Date: Mon, 06 Jan 1997 13:24:27 -0500 (EST) From: "John T. Clark"
Dear Linganthers,
Apropos Don Carroll's posting on the "discourse dimension" (e.g. "pause timings , prosodic patterns") in the AAVE/Ebonics debate and Scott Kiesling's cordial invitation that I contribute to the discussion based on my work looking at how African American high schoolers acquire or choose not to acquire elite-aspiring (a.k.a. *Standard English*) rhetorical discourse styles, I would like to point out one aspect of the debate that has received little attention. And that aspect is the students' own choice in the matter of learning elite-aspiring English. I am surprised that this is the case, given the fact that much of the recent media attention _before_ the Oakland brouhaha (in every venue from the NY Times and the Washington Post to the Oprah Winfrey Show) being paid to the question of African American students and their language seemed to focus on the students own choice in the matter, especially when the choice turned out to be the refusal to "talk White." (check out Signithia Fordham's work in which she reports on how successful Black students cope with the "burden of acting White" Fordham 1993, 1996, and Fordham and John Ogbu 1986)
Don Carroll is right to bring up the Gumperzian-crosstalk aspect of how cultural differences in, for example, turn-taking economies can help precipitate hostile encounters. However, the exact role that cultural differences play in the breakdown of smooth communication has become a chicken-and-egg question. That is, did mere differences in conversational cueing precipitate the breakdown, or, as Ray McDermott, Frederick Erickson and other have pointed out (e.g. McDermott and Gospodinoff 1979, 1981; Erickson 1987) did the social actors seize upon these cultural discourse differences in order to accomplish the breakdown?
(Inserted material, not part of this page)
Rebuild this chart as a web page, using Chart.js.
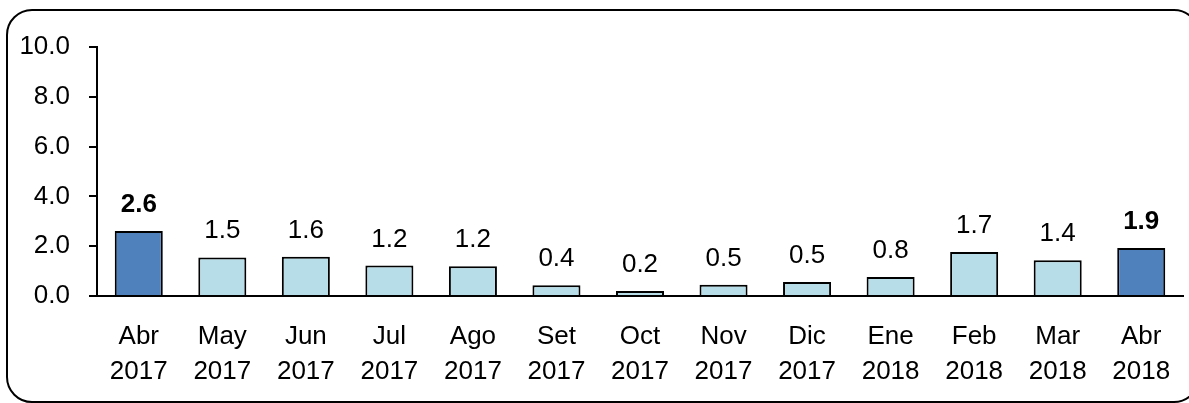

I have found that resistance theory as articulated by Erickson 1987 captures the complexity of the issue: After the linguists and the media have laid out what the language differences (whether morphosyntactic or discourse/rhetorical), are, after talented, dedicated teachers in well-heated buildings become skilled in drawing the students' attention to AAVE/elite-aspiring English differences, it is the students who have the final word. Heck, they have the first word as well as they _know_ what the linguistic differences are, and they are skilled at either deliberately learning them or deliberately not learning them and shunning those who choose otherwise. The pedagogical issue, as Erickson says, is the issue of trust. This trust is both an institutional phenomenon, (located over broad stretches of time and access to monetary and cultural capital) as well as it is an emergent one ("the short time scale of everyday encounters between individual teachers, students and parents")
We linganthers have a responsibility to speak out and to educate the public at large on the basics of the issue. No doubt we feel needed and useful nowadays as this debate rages on. We can all dust off those lists of the core AAVE features and marvel ourselves and others with mini lectures on Invariant Be and so forth. However, I also feel it is our unique responsibility as students of language to know when to stop making reduction of final consonant clusters the primary focus of the public debate, or, if we do insist on talking about this debate in terms of linguistic features, it is with the goal of concluding that mere linguistic differences are really not the major causes of the problem.